(b) Neither the Company nor any of its Subsidiaries nor, to the Knowledge of the Company, any director, officer, employee, agent or other Representative of the Company or any of its Subsidiaries, is, or in the last five years has been, subject to any actual or pending or, to the Knowledge of the Company, threatened Actions, notices, allegations, or inquiries, or made any voluntary or involuntary disclosures to any Governmental Authority, or conducted any internal investigation or audit concerning any actual or potential violation or wrongdoing, in each case involving the Company or any of its Subsidiaries relating to applicable Bribery Legislation.
(c) Except as would not, individually or in the aggregate, reasonably be expected to have a Material Adverse Effect, none of the Company or any of its Subsidiaries, nor, to the Knowledge of the Company, any director, officer, employee, agent or other Representative of the Company or any of its Subsidiaries (i) is a Sanctioned Person or organized, located or resident in a Sanctioned Country, (ii) has, for the past five years, engaged in, or had any plan or commitment to engage in, direct or indirect dealings with, or for the benefit of, any Sanctioned Person or in any Sanctioned Country or (iii) has, for the past five years, violated, or engaged in any conduct sanctionable under, any Sanctions Law, Laws relating to export, reexport, transfer, and import controls (including the Export Administration Regulations and the EU’s Dual Use Regulation) or anti-boycott Laws (collectively, “Trade Control Laws”).
(d) Neither the Company nor any of its Subsidiaries, nor, to the Knowledge of the Company, any director, officer, employee, agent or other Representative of the Company or any of its Subsidiaries, is, or for the past five years has been, subject to any actual or pending or, to the Knowledge of the Company, threatened Actions, notices, allegations, or inquiries, or made any voluntary or involuntary disclosures to any Governmental Authority, or conducted any internal investigation or audit concerning any actual or potential violation or wrongdoing, in each case involving the Company or any of its Subsidiaries relating to applicable Trade Control Laws.

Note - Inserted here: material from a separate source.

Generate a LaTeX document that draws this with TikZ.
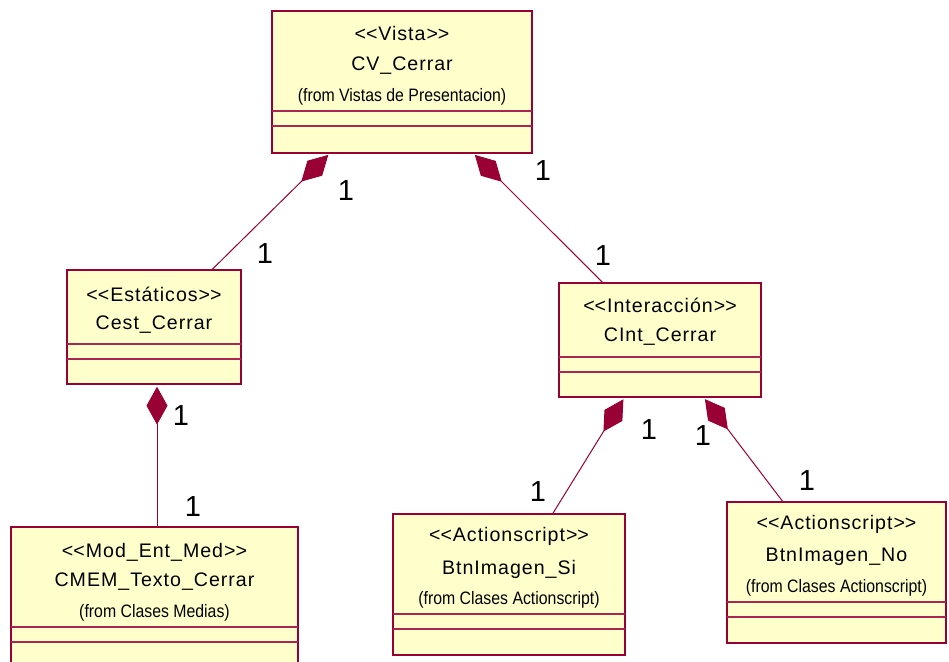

Section 3.20 Insurance. Section 3.20 of the Company Disclosure Letter sets forth a true and complete list as of the date of this Agreement of all currently effective material insurance policies issued in favor of the Company or any of its Subsidiaries (the “Material Insurance Policies”). Except as would not, individually or in the aggregate, reasonably be expected to have a Material Adverse Effect, each of the Material Insurance Policies is in full force and effect (except for policies that have expired under their terms in the ordinary course of business) and all premiums due and payable thereon have been paid. Except as would not, individually or in the aggregate, reasonably be expected to have a Material Adverse Effect, neither the Company nor any of its Subsidiaries is in breach or default under any Material Insurance Policy, and, to the Company’s Knowledge, no event has occurred that, with notice or the lapse of time or both, would constitute such a breach or default, or permit termination or modification. Except as would not, individually or in the aggregate, reasonably be expected to have a Material Adverse Effect, since February 1, 2021, neither the Company nor any of its Subsidiaries has received any written notice regarding any invalidation or cancellation of any Material Insurance Policy that has not been renewed in the ordinary course without any lapse in coverage.
Section 3.21 Opinion of Financial Advisor. The Board of Directors of the Company has received an opinion from Qatalyst Partners LP to the effect that, as of the date of such opinion, and based upon and subject to the various qualifications, assumptions, limitations and other matters considered in the preparation thereof as set forth therein, the Merger Consideration to be received pursuant to and in accordance with the terms of this Agreement by the holders of shares of Company Common Stock (other than Parent or any Affiliate or Parent) is fair, from a financial point of view, to such holders. Promptly following the date of this Agreement, the Company will make available to Parent, solely for informational purposes, a written copy of such opinion.